## SUPPLIED DATA
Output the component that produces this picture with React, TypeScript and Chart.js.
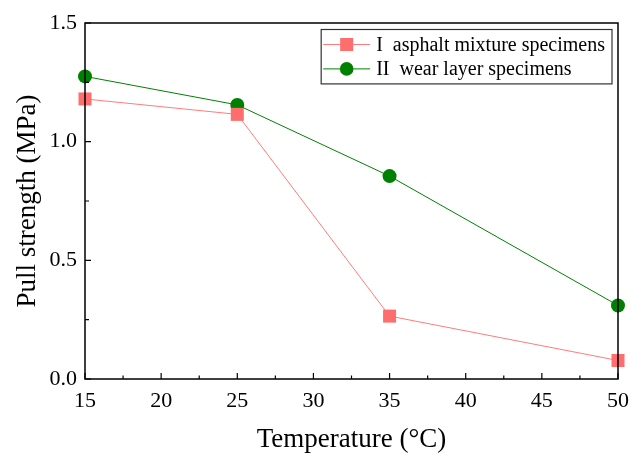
import React, { useEffect, useRef } from "react";
import { Chart, registerables } from "chart.js";

Chart.register(...registerables);

// Test temperatures (°C) and measured pull strength (MPa)
const temperatures = [15, 25, 35, 50];
const asphaltMixture = [1.18, 1.115, 0.265, 0.078];
const wearLayer = [1.275, 1.155, 0.855, 0.31];

const seriesLabels = ["I  asphalt mixture specimens", "II  wear layer specimens"];

// Axis tick positions
const xTicks = [15, 20, 25, 30, 35, 40, 45, 50];
const xMinorTicks = [17.5, 22.5, 27.5, 32.5, 37.5, 42.5, 47.5];
const yTicks = [0, 0.5, 1.0, 1.5];
const yMinorTicks = [0.25, 0.75, 1.25];

const SERIF = "Liberation Serif";
const RED_LINE = "#FF7C7C";
const RED_MARK = "#FF6E6E";
const GREEN = "#008000";

Chart.defaults.font.family = SERIF;

// Box frame with inward major/minor ticks, drawn on top of the data
const framePlugin = {
  id: "frameTicks",
  afterDatasetsDraw(chart: any) {
    const { ctx, chartArea: a, scales } = chart;
    ctx.save();
    ctx.strokeStyle = "#000";
    ctx.lineWidth = 1.2;
    ctx.beginPath();
    for (const v of xTicks) {
      const x = scales.x.getPixelForValue(v);
      ctx.moveTo(x, a.bottom);
      ctx.lineTo(x, a.bottom - 6);
    }
    for (const v of xMinorTicks) {
      const x = scales.x.getPixelForValue(v);
      ctx.moveTo(x, a.bottom);
      ctx.lineTo(x, a.bottom - 3.5);
    }
    for (const v of yTicks) {
      const y = scales.y.getPixelForValue(v);
      ctx.moveTo(a.left, y);
      ctx.lineTo(a.left + 6, y);
    }
    for (const v of yMinorTicks) {
      const y = scales.y.getPixelForValue(v);
      ctx.moveTo(a.left, y);
      ctx.lineTo(a.left + 4, y);
    }
    ctx.stroke();
    ctx.lineWidth = 1.5;
    ctx.strokeRect(a.left, a.top, a.right - a.left, a.bottom - a.top);
    ctx.restore();
  },
};

// Boxed legend with a line-through-marker sample per series
const boxLegendPlugin = {
  id: "boxLegend",
  afterDraw(chart: any) {
    const { ctx, chartArea: a } = chart;
    const datasets = chart.data.datasets;
    ctx.save();
    ctx.font = `20px ${SERIF}`;
    const textW = Math.max(...datasets.map((d: any) => ctx.measureText(d.label).width));
    const rowH = 24.4;
    const boxW = 55 + textW + 7;
    const boxH = 30 + rowH * (datasets.length - 1);
    const right = a.right - 6;
    const left = right - boxW;
    const top = a.top + 6.5;
    ctx.strokeStyle = "#333";
    ctx.lineWidth = 1.2;
    ctx.strokeRect(left, top, boxW, boxH);
    datasets.forEach((d: any, i: number) => {
      const cy = top + 15 + i * rowH;
      ctx.strokeStyle = d.borderColor;
      ctx.lineWidth = 1;
      ctx.beginPath();
      ctx.moveTo(left + 2, cy);
      ctx.lineTo(left + 49, cy);
      ctx.stroke();
      ctx.fillStyle = d.pointBackgroundColor;
      const mx = left + 25.5;
      if (d.pointStyle === "rect") {
        ctx.fillRect(mx - 6.5, cy - 6.5, 13, 13);
      } else {
        ctx.beginPath();
        ctx.arc(mx, cy, 6.8, 0, Math.PI * 2);
        ctx.fill();
      }
      ctx.fillStyle = "#000";
      ctx.textBaseline = "middle";
      ctx.textAlign = "left";
      ctx.fillText(d.label, left + 55, cy + 1);
    });
    ctx.restore();
  },
};

export default function App() {
  const canvasRef = useRef<HTMLCanvasElement | null>(null);

  useEffect(() => {
    if (!canvasRef.current) return;
    const chart = new Chart(canvasRef.current, {
      type: "line",
      data: {
        datasets: [
          {
            label: seriesLabels[0],
            data: temperatures.map((t, i) => ({ x: t, y: asphaltMixture[i] })),
            borderColor: RED_LINE,
            borderWidth: 1,
            pointStyle: "rect",
            pointRadius: 9.2,
            pointBackgroundColor: RED_MARK,
            pointBorderWidth: 0,
            clip: false,
          },
          {
            label: seriesLabels[1],
            data: temperatures.map((t, i) => ({ x: t, y: wearLayer[i] })),
            borderColor: GREEN,
            borderWidth: 1,
            pointStyle: "circle",
            pointRadius: 7,
            pointBackgroundColor: GREEN,
            pointBorderWidth: 0,
            clip: false,
          },
        ],
      },
      options: {
        animation: false,
        responsive: true,
        maintainAspectRatio: false,
        layout: { padding: { top: 23, right: 13, left: 0, bottom: 0 } },
        plugins: { legend: { display: false }, tooltip: { enabled: false } },
        scales: {
          x: {
            type: "linear",
            min: 15,
            max: 50,
            grid: { display: false, drawTicks: false },
            border: { display: false },
            afterBuildTicks: (scale: any) => {
              scale.ticks = xTicks.map((v) => ({ value: v }));
            },
            afterFit: (scale: any) => {
              scale.height = 80;
              scale.paddingLeft = 0;
              scale.paddingRight = 0;
            },
            ticks: {
              autoSkip: false,
              maxRotation: 0,
              padding: 9,
              color: "#000",
              font: { family: SERIF, size: 22 },
              callback: (v: any) => String(v),
            },
            title: {
              display: true,
              text: "Temperature (°C)",
              color: "#000",
              font: { family: SERIF, size: 27 },
              padding: { top: 0, bottom: 2.5 },
            },
          },
          y: {
            type: "linear",
            min: 0,
            max: 1.5,
            grid: { display: false, drawTicks: false },
            border: { display: false },
            afterBuildTicks: (scale: any) => {
              scale.ticks = yTicks.map((v) => ({ value: v }));
            },
            afterFit: (scale: any) => {
              scale.width = 85;
              scale.paddingTop = 0;
              scale.paddingBottom = 0;
            },
            ticks: {
              padding: 8,
              color: "#000",
              font: { family: SERIF, size: 22 },
              callback: (v: any) => Number(v).toFixed(1),
            },
            title: {
              display: true,
              text: "Pull strength (MPa)",
              color: "#000",
              font: { family: SERIF, size: 27 },
              padding: { top: 12, bottom: 0 },
            },
          },
        },
      },
      plugins: [framePlugin, boxLegendPlugin],
    });
    return () => chart.destroy();
  }, []);

  return (
    <div style={{ position: "fixed", left: 0, top: 0, width: 631, height: 459, background: "#fff" }}>
      <canvas ref={canvasRef} />
    </div>
  );
}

## GIVEN PROBLEM
Leave out the pictures and output the rest of the material exactly as written.

## WORKED ANSWER
Output the component that produces this picture with React, TypeScript and Chart.js.
import React, { useEffect, useRef } from "react";
import { Chart, registerables } from "chart.js";

Chart.register(...registerables);

// Test temperatures (°C) and measured pull strength (MPa)
const temperatures = [15, 25, 35, 50];
const asphaltMixture = [1.18, 1.115, 0.265, 0.078];
const wearLayer = [1.275, 1.155, 0.855, 0.31];

const seriesLabels = ["I  asphalt mixture specimens", "II  wear layer specimens"];

// Axis tick positions
const xTicks = [15, 20, 25, 30, 35, 40, 45, 50];
const xMinorTicks = [17.5, 22.5, 27.5, 32.5, 37.5, 42.5, 47.5];
const yTicks = [0, 0.5, 1.0, 1.5];
const yMinorTicks = [0.25, 0.75, 1.25];

const SERIF = "Liberation Serif";
const RED_LINE = "#FF7C7C";
const RED_MARK = "#FF6E6E";
const GREEN = "#008000";

Chart.defaults.font.family = SERIF;

// Box frame with inward major/minor ticks, drawn on top of the data
const framePlugin = {
  id: "frameTicks",
  afterDatasetsDraw(chart: any) {
    const { ctx, chartArea: a, scales } = chart;
    ctx.save();
    ctx.strokeStyle = "#000";
    ctx.lineWidth = 1.2;
    ctx.beginPath();
    for (const v of xTicks) {
      const x = scales.x.getPixelForValue(v);
      ctx.moveTo(x, a.bottom);
      ctx.lineTo(x, a.bottom - 6);
    }
    for (const v of xMinorTicks) {
      const x = scales.x.getPixelForValue(v);
      ctx.moveTo(x, a.bottom);
      ctx.lineTo(x, a.bottom - 3.5);
    }
    for (const v of yTicks) {
      const y = scales.y.getPixelForValue(v);
      ctx.moveTo(a.left, y);
      ctx.lineTo(a.left + 6, y);
    }
    for (const v of yMinorTicks) {
      const y = scales.y.getPixelForValue(v);
      ctx.moveTo(a.left, y);
      ctx.lineTo(a.left + 4, y);
    }
    ctx.stroke();
    ctx.lineWidth = 1.5;
    ctx.strokeRect(a.left, a.top, a.right - a.left, a.bottom - a.top);
    ctx.restore();
  },
};

// Boxed legend with a line-through-marker sample per series
const boxLegendPlugin = {
  id: "boxLegend",
  afterDraw(chart: any) {
    const { ctx, chartArea: a } = chart;
    const datasets = chart.data.datasets;
    ctx.save();
    ctx.font = `20px ${SERIF}`;
    const textW = Math.max(...datasets.map((d: any) => ctx.measureText(d.label).width));
    const rowH = 24.4;
    const boxW = 55 + textW + 7;
    const boxH = 30 + rowH * (datasets.length - 1);
    const right = a.right - 6;
    const left = right - boxW;
    const top = a.top + 6.5;
    ctx.strokeStyle = "#333";
    ctx.lineWidth = 1.2;
    ctx.strokeRect(left, top, boxW, boxH);
    datasets.forEach((d: any, i: number) => {
      const cy = top + 15 + i * rowH;
      ctx.strokeStyle = d.borderColor;
      ctx.lineWidth = 1;
      ctx.beginPath();
      ctx.moveTo(left + 2, cy);
      ctx.lineTo(left + 49, cy);
      ctx.stroke();
      ctx.fillStyle = d.pointBackgroundColor;
      const mx = left + 25.5;
      if (d.pointStyle === "rect") {
        ctx.fillRect(mx - 6.5, cy - 6.5, 13, 13);
      } else {
        ctx.beginPath();
        ctx.arc(mx, cy, 6.8, 0, Math.PI * 2);
        ctx.fill();
      }
      ctx.fillStyle = "#000";
      ctx.textBaseline = "middle";
      ctx.textAlign = "left";
      ctx.fillText(d.label, left + 55, cy + 1);
    });
    ctx.restore();
  },
};

export default function App() {
  const canvasRef = useRef<HTMLCanvasElement | null>(null);

  useEffect(() => {
    if (!canvasRef.current) return;
    const chart = new Chart(canvasRef.current, {
      type: "line",
      data: {
        datasets: [
          {
            label: seriesLabels[0],
            data: temperatures.map((t, i) => ({ x: t, y: asphaltMixture[i] })),
            borderColor: RED_LINE,
            borderWidth: 1,
            pointStyle: "rect",
            pointRadius: 9.2,
            pointBackgroundColor: RED_MARK,
            pointBorderWidth: 0,
            clip: false,
          },
          {
            label: seriesLabels[1],
            data: temperatures.map((t, i) => ({ x: t, y: wearLayer[i] })),
            borderColor: GREEN,
            borderWidth: 1,
            pointStyle: "circle",
            pointRadius: 7,
            pointBackgroundColor: GREEN,
            pointBorderWidth: 0,
            clip: false,
          },
        ],
      },
      options: {
        animation: false,
        responsive: true,
        maintainAspectRatio: false,
        layout: { padding: { top: 23, right: 13, left: 0, bottom: 0 } },
        plugins: { legend: { display: false }, tooltip: { enabled: false } },
        scales: {
          x: {
            type: "linear",
            min: 15,
            max: 50,
            grid: { display: false, drawTicks: false },
            border: { display: false },
            afterBuildTicks: (scale: any) => {
              scale.ticks = xTicks.map((v) => ({ value: v }));
            },
            afterFit: (scale: any) => {
              scale.height = 80;
              scale.paddingLeft = 0;
              scale.paddingRight = 0;
            },
            ticks: {
              autoSkip: false,
              maxRotation: 0,
              padding: 9,
              color: "#000",
              font: { family: SERIF, size: 22 },
              callback: (v: any) => String(v),
            },
            title: {
              display: true,
              text: "Temperature (°C)",
              color: "#000",
              font: { family: SERIF, size: 27 },
              padding: { top: 0, bottom: 2.5 },
            },
          },
          y: {
            type: "linear",
            min: 0,
            max: 1.5,
            grid: { display: false, drawTicks: false },
            border: { display: false },
            afterBuildTicks: (scale: any) => {
              scale.ticks = yTicks.map((v) => ({ value: v }));
            },
            afterFit: (scale: any) => {
              scale.width = 85;
              scale.paddingTop = 0;
              scale.paddingBottom = 0;
            },
            ticks: {
              padding: 8,
              color: "#000",
              font: { family: SERIF, size: 22 },
              callback: (v: any) => Number(v).toFixed(1),
            },
            title: {
              display: true,
              text: "Pull strength (MPa)",
              color: "#000",
              font: { family: SERIF, size: 27 },
              padding: { top: 12, bottom: 0 },
            },
          },
        },
      },
      plugins: [framePlugin, boxLegendPlugin],
    });
    return () => chart.destroy();
  }, []);

  return (
    <div style={{ position: "fixed", left: 0, top: 0, width: 631, height: 459, background: "#fff" }}>
      <canvas ref={canvasRef} />
    </div>
  );
}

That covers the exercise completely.